The historic discovery of gravitational waves earlier this year has sent astronomers on the search for more. These scientists are turning to the Blue Waters supercomputer at NCSA in aid of their quest.

So it was fitting that the NANOGrav annual fall meeting be held at NCSA, allowing researchers to see and work with Blue Waters first hand. As part of their meeting, Eliu Huerta, chair of the local organizing committee of this event and leader of NCSA’s Gravity group, organized a hackathon with the goal of using the GPUs in Blue Waters to accelerate the pipelines NANOGrav uses to search for gravitational waves. Huerta obtained the needed computational resources for this event through a Blue Waters education allocation.

The end results: the two main bottlenecks in analysis were successfully removed and, for the first time, ipython notebooks ran on Blue Waters’ compute nodes in a stable configuration. In addition, the hackathon wetted the interest of Illinois participants, who expressed a keen interest in participating in future NANOGrav hackathons, and a desire to participate in searches of gravitational waves with pulsar timing arrays using Blue Waters.

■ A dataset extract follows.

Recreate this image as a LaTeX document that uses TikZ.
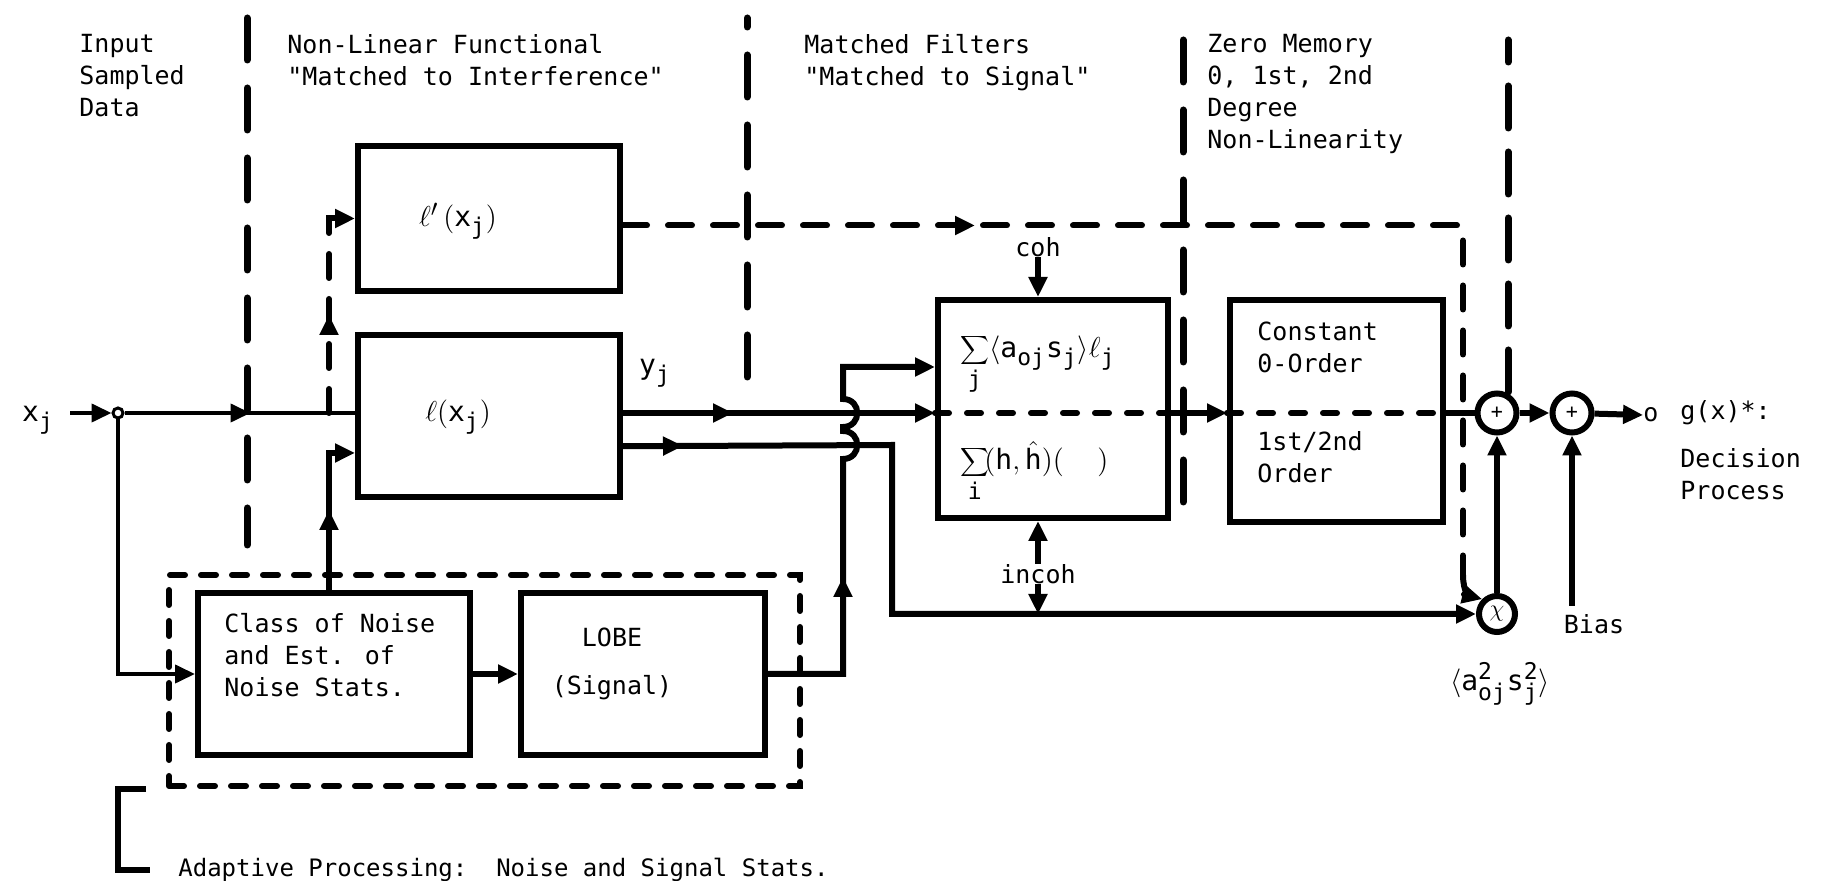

The pipelines used for the hackathon were developed by Justin Ellis and Steve Taylor, postdoctoral researchers at the Jet Propulsion Laboratory (JPL). The duo prepared ipython notebooks to isolate the main bottlenecks in the analysis. By using ipython notebooks code developers could interactively quantify whether the use of new libraries or new pieces of code provided a significant speed up in the analysis.

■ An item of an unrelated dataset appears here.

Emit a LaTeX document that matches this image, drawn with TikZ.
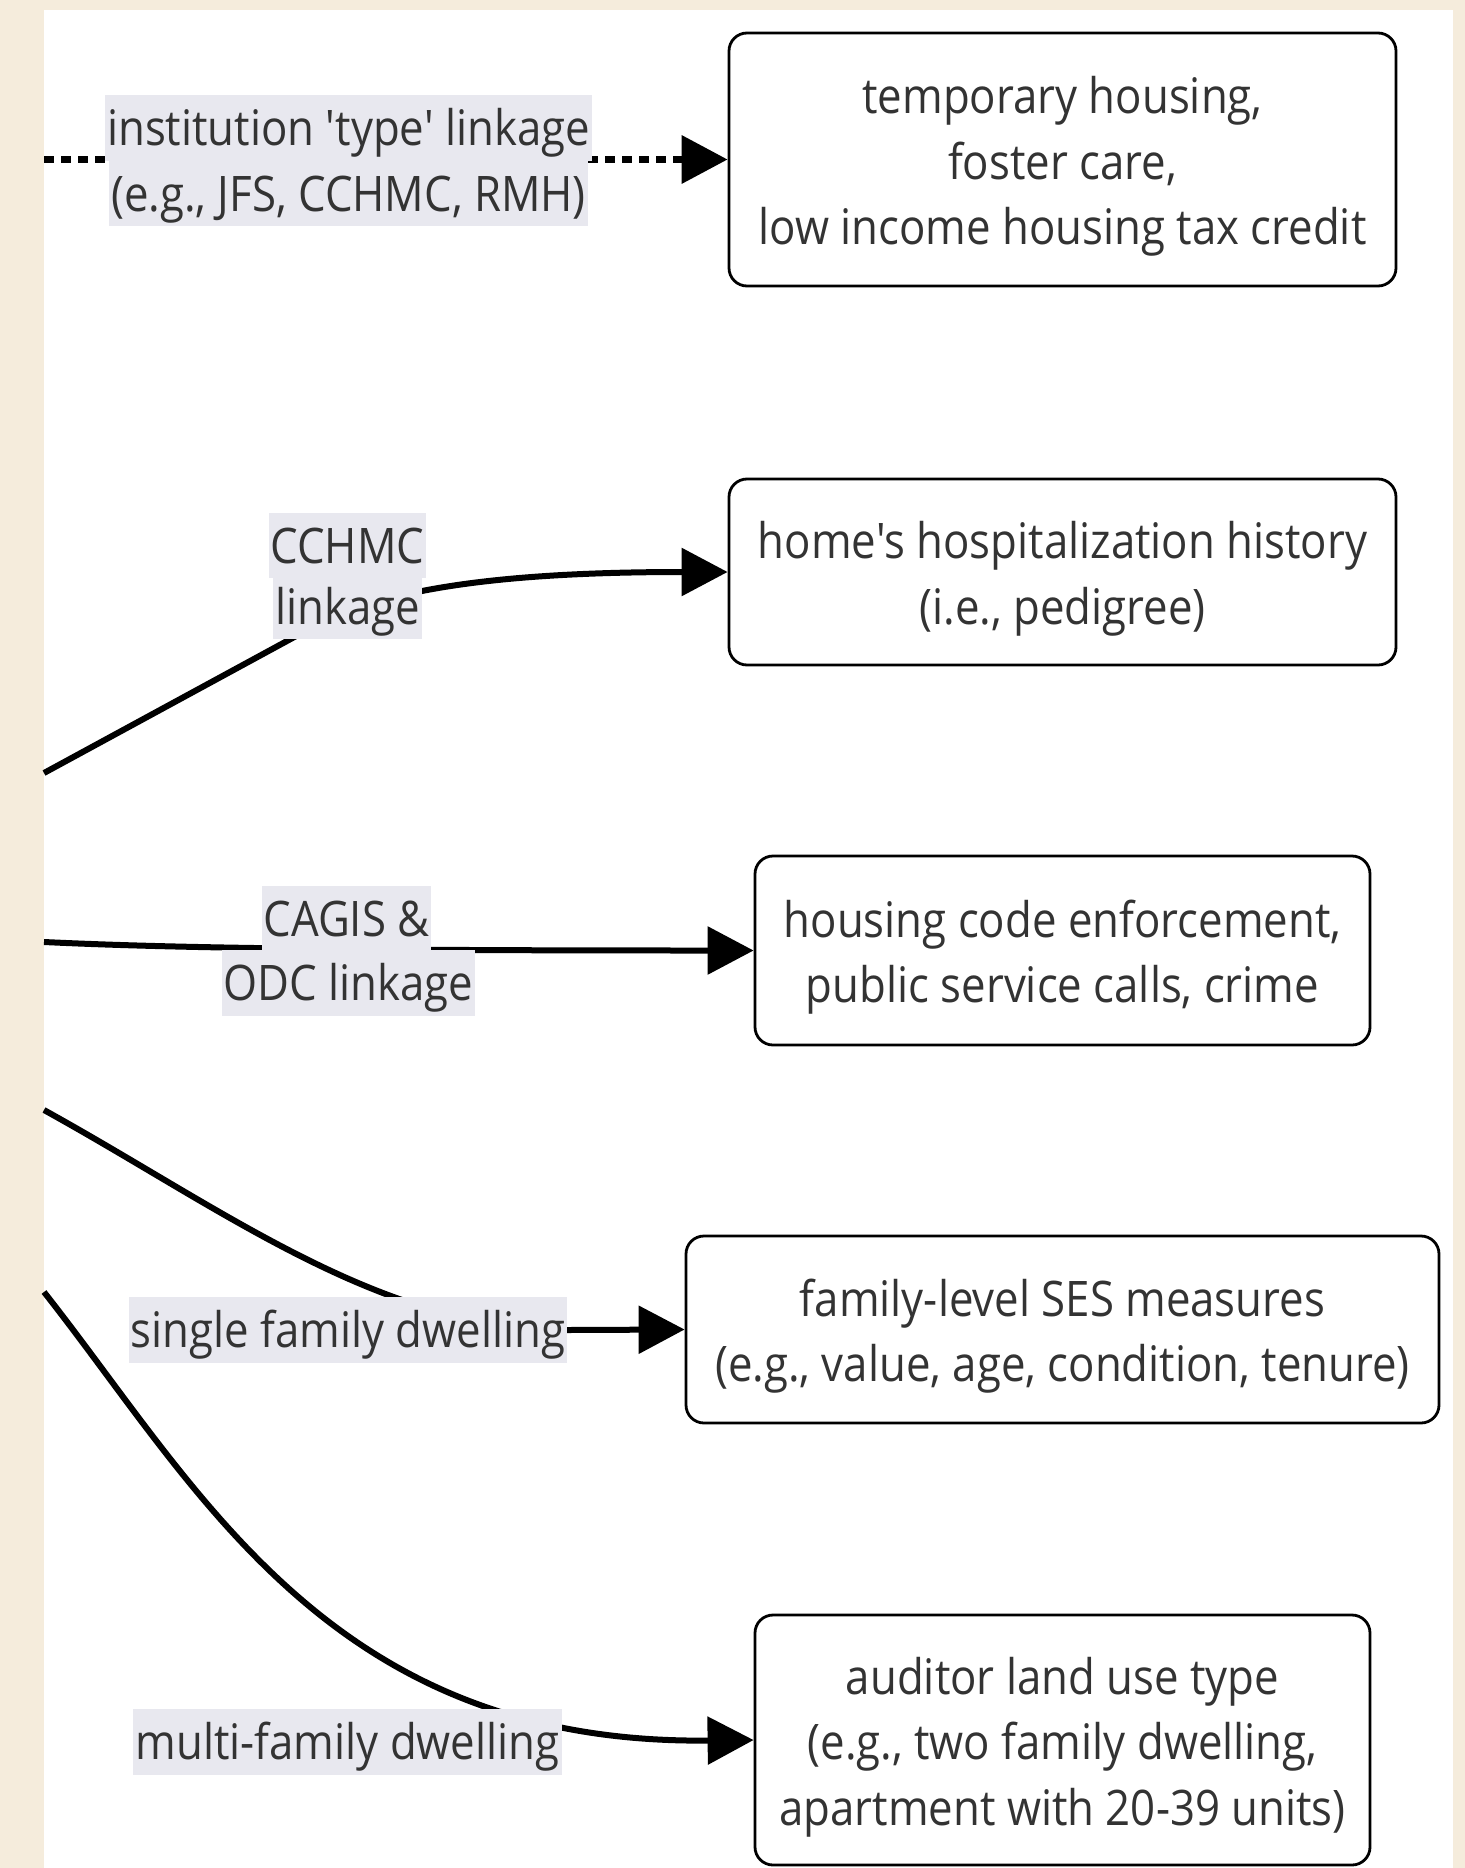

Blue Waters team members Timothy Bouvet, Roland Haas, Sharif Islam, and Colin MacLean joined the hackers, contributing their expertise to provide access to the system and the stable ipython notebook platform needed to optimize NANOGrav’s pipelines.

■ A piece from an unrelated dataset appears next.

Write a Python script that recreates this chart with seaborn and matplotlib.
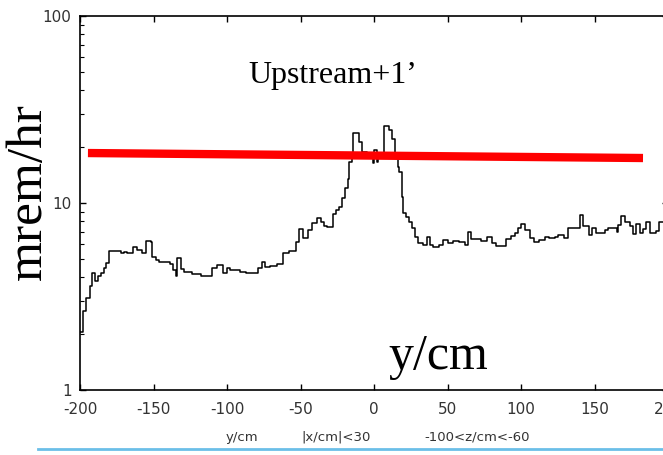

A python library was implemented in the pipelines to take advantage of the properties of sparse matrices, which are common in pulsar timing analysis. This improvement accelerated the analysis by at least a factor of two. Another linear algebra bottleneck was related to the computation of matrix multiplications. This process is repeated according to the number of pulsars used in the analysis—currently about 50 times. openMP was implemented to further accelerate this analysis.

NANOGravers and undergraduates, graduates, and postdocs from the University of Illinois at Urbana-Champaign were instructors and code developers. They included instructors: Adam Brazier (Cornell), Justin Ellis (JPL), Nate Garver-Daniels (WVU), Roland Haas (NCSA), Eliu Huerta (NCSA), Steve Taylor (JPL), and code developers: Arian Azin (Illinois), Paul Baker (WVU), Patrick Dean Mullen (Illinois), Mark Dewing (Illinois), Daniel George (Dept. of Astronomy at Illinois and NCSA), Miguel Holgado, Michael Katolik, and Wei-Ting Liao, all with the Dept. of Astronomy at Illinois, and Kedar Phadke (Illinois).